Cette fin de premier cinquième de troisième millénaire aura vu le retour de bon nombre de groupes qui ont plus ou moins volontairement su se faire oublier. Qu'ils aient des noms ronflants ou non, beaucoup ont ressenti le besoin de retourner aux fourneaux et de remettre le couvert. Vous connaissez certainement les plus gros de ces noms, vous avez tous les outils pour ça. Moins connus, mais tout aussi digne d'intérêt, City Woodpeckers (a contrario de son cousin Woody - pivert des chants et pivert des villes), fait parler de lui après une première période remplie de lives, de rencontres, de Printemps de Bourges, de premières parties d'Axel Bauer et autres Elmer Food Beat.... et puis plus rien (en tant que groupe). Silence radio jusqu'à la réalisation d'un EP (2015) et de nouveaux concerts ayant abouti à l'enregistrement sonore de 2017 intitulé "Satellite Of Love" (titre cher à Lou Reed).
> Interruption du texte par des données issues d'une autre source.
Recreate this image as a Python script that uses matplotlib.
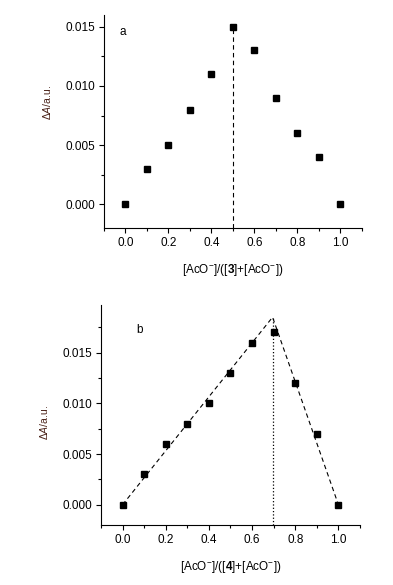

Ce concert fut en partie l'étincelle pour reprendre les choses là où elles en étaient restées, après avoir mené une vie personnelle bien remplie. La pochette montre une ville qui ressemble à Gotham City dans le ciel de laquelle, lorsqu'un danger menace, l'appel du super héros masqué se fait par le biais d'un spot lumineux dans le halo duquel une chauve-souris apparaît. Sauf que là, à la place de cette satanée bestiole, l'auditeur aura droit à son petit volatile afin de le sauver peut-être de ce trop-plein de productions médiatiques et calibrées qu'il écoute à longueur d'ondes radios. En effet, s’il faut caractériser la musique de City Woodpeckers, c'est d'abord un son bien ancré dans les années 70, un son garage assumé lui conférant un goût d'authenticité qui ne semble pas feint. On se croirait revenu à cette période où le rock était en pleine effervescence avec un groupe de jeunes sauf que nous sommes dans les années 2020 et que ce groupe n'a plus tout à fait la vingtaine.
Mais qu'importe l'âge des artères, les membres ont tous une sacrée patate et une folle envie d'en découdre. Ce qui frappe c'est le naturel des compositions, cette énergie que chacun possède et cette envie de la partager avec celui qui voudra bien l'écouter. On sent les membres heureux de se retrouver comme en témoigne le ‘Beautiful Day’ énergique, comme si les années n'avaient pas eu d'emprise sur les musiciens encore verts jusque dans le son. Celui-ci est volontairement brut de décoffrage comme enregistré dans un garage dans lequel le combo aurait invité les auditeurs à assister à la séance de captation. Cela apporte une patine un peu old school à l'album et une touche 60’s ou 70’s indéniable, période qui sert de base au groupe ('Can We Be Proud'). On baigne dans le rock à l'ancienne sans pour autant être nostalgique. City Woodpeckers ensoleille sa musique avec une coloration reggae dans 'Fundjes Band' (à l'image de The Police) agrémenté d'une jolie partie instrumentale.
Et c'est là tout le sel de cet album, la variété et la liberté d'expression musicale. Tel un caméléon, le groupe colore son rock de tous les styles qu'il tutoie : du rock plutôt classique ('Good Boy'), du boogie ('Good Boy'), du limite hard ('I Wanna be Your Man'), du tarantinesque ('Miss You Mam's') voire de la country à la Mark Knopler ('She Never Came Back'). Le groupe a bien compris que pour réussir un album, il faut le construire comme une sorte de playlist de styles qui, si elle paraît décousue, obéit au standard actuel de l'écoute.
"Some Day" constitue un comeback réussi pour les City Woodpeckers avec un album d'une belle variété, artisanal, authentique et bien réalisé en proposant un rock à l'ancienne qui laisse une belle liberté aux instruments pour s'exprimer et ne pas lasser l'auditeur. Les super héros du rock sont de retour et ça fait mal.